(begin)

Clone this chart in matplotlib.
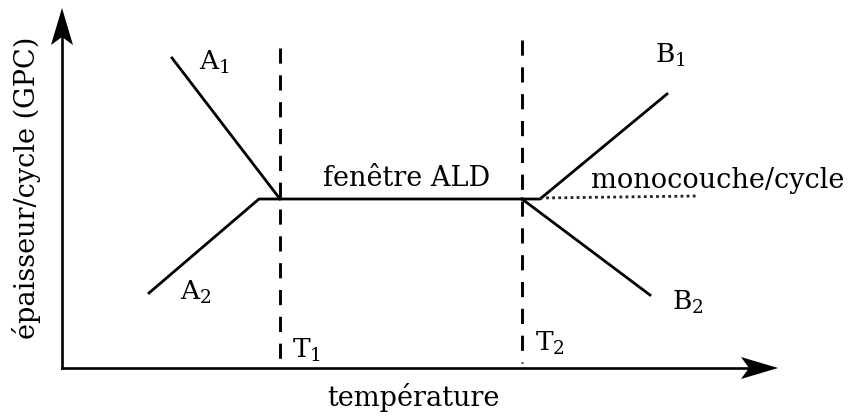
import numpy as np
import matplotlib.pyplot as plt
from matplotlib.patches import Polygon

plt.rcParams['font.family'] = ['DejaVu Serif']
plt.rcParams['mathtext.fontset'] = 'custom'
plt.rcParams['mathtext.rm'] = 'DejaVu Serif'

# schematic positions (image pixel units, y grows downward)
origin = (62, 368)
y_axis_top = 8
x_axis_end = 778
T1, T2 = 280, 522
T1_top, T2_top, T_bottom = 48, 40, 363
window_y = 199

A1_x, A1_y = [172, 280], [58, 199]
A2_x, A2_y = [149, 259, 522], [293, 199, 199]
B1_x, B1_y = [522, 540, 667], [199, 199, 94]
B2_x, B2_y = [522, 650], [199, 295]
mono_x, mono_y = [540, 697], [198, 196]

labels = ['A$_1$', 'A$_2$', 'B$_1$', 'B$_2$', 'T$_1$', 'T$_2$']
label_x = [199, 180, 655, 672, 292, 535]
label_y = [62, 292, 55, 302, 350, 343]

fig = plt.figure(figsize=(8.56, 4.17), dpi=100)
ax = fig.add_axes([0, 0, 1, 1])
ax.set_xlim(0, 856)
ax.set_ylim(417, 0)
ax.axis('off')

lw = 2.0
# axes with stealth arrowheads
def arrow(ax, x0, y0, x1, y1, length=37, half=11, notch=8):
    d = np.array([x1 - x0, y1 - y0], float)
    d /= np.hypot(*d)
    n = np.array([-d[1], d[0]])
    tip = np.array([x1, y1], float)
    base = tip - d * length
    pts = [tip, base + n * half, tip - d * (length - notch), base - n * half]
    ax.add_patch(Polygon(pts, closed=True, color='black', lw=0))
    end = tip - d * (length - notch)
    ax.plot([x0, end[0]], [y0, end[1]], color='black', lw=1.9)

arrow(ax, origin[0], origin[1], origin[0], y_axis_top)
arrow(ax, origin[0], origin[1], x_axis_end, origin[1])

ax.plot(A1_x, A1_y, color='black', lw=lw)
ax.plot(A2_x, A2_y, color='black', lw=lw)
ax.plot(B1_x, B1_y, color='black', lw=lw)
ax.plot(B2_x, B2_y, color='black', lw=lw)
ax.plot(mono_x, mono_y, color='#222222', lw=2.0, linestyle=(0, (1.0, 1.2)))

for x, top in [(T1, T1_top), (T2, T2_top)]:
    ax.plot([x, x], [top, T_bottom], color='black', lw=2.1, linestyle=(0, (5.2, 4.0)))

for s, x, y in zip(labels, label_x, label_y):
    ax.text(x, y, s, fontsize=19, ha='left', va='center')

ax.text(323, 178, 'fenêtre ALD', fontsize=19.5, ha='left', va='center')
ax.text(591, 180, 'monocouche/cycle', fontsize=19.5, ha='left', va='center')
ax.text(327, 398, 'température', fontsize=19.5, ha='left', va='center')
ax.text(27, 188, 'épaisseur/cycle (GPC)', fontsize=19.5, ha='center', va='center',
        rotation=90)

fig.savefig('out.png', dpi=100, facecolor='white')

(end)

» **INSTRUCTIONS FOR THE TASK**:
Only lines belong in the copy: transcribe those from the start of the data through the line that contains "ax.axis('off')", and skip the pictures.

» **SOLUTION TO THE PROBLEM**:
Clone this chart in matplotlib.
import numpy as np
import matplotlib.pyplot as plt
from matplotlib.patches import Polygon

plt.rcParams['font.family'] = ['DejaVu Serif']
plt.rcParams['mathtext.fontset'] = 'custom'
plt.rcParams['mathtext.rm'] = 'DejaVu Serif'

# schematic positions (image pixel units, y grows downward)
origin = (62, 368)
y_axis_top = 8
x_axis_end = 778
T1, T2 = 280, 522
T1_top, T2_top, T_bottom = 48, 40, 363
window_y = 199

A1_x, A1_y = [172, 280], [58, 199]
A2_x, A2_y = [149, 259, 522], [293, 199, 199]
B1_x, B1_y = [522, 540, 667], [199, 199, 94]
B2_x, B2_y = [522, 650], [199, 295]
mono_x, mono_y = [540, 697], [198, 196]

labels = ['A$_1$', 'A$_2$', 'B$_1$', 'B$_2$', 'T$_1$', 'T$_2$']
label_x = [199, 180, 655, 672, 292, 535]
label_y = [62, 292, 55, 302, 350, 343]

fig = plt.figure(figsize=(8.56, 4.17), dpi=100)
ax = fig.add_axes([0, 0, 1, 1])
ax.set_xlim(0, 856)
ax.set_ylim(417, 0)
ax.axis('off')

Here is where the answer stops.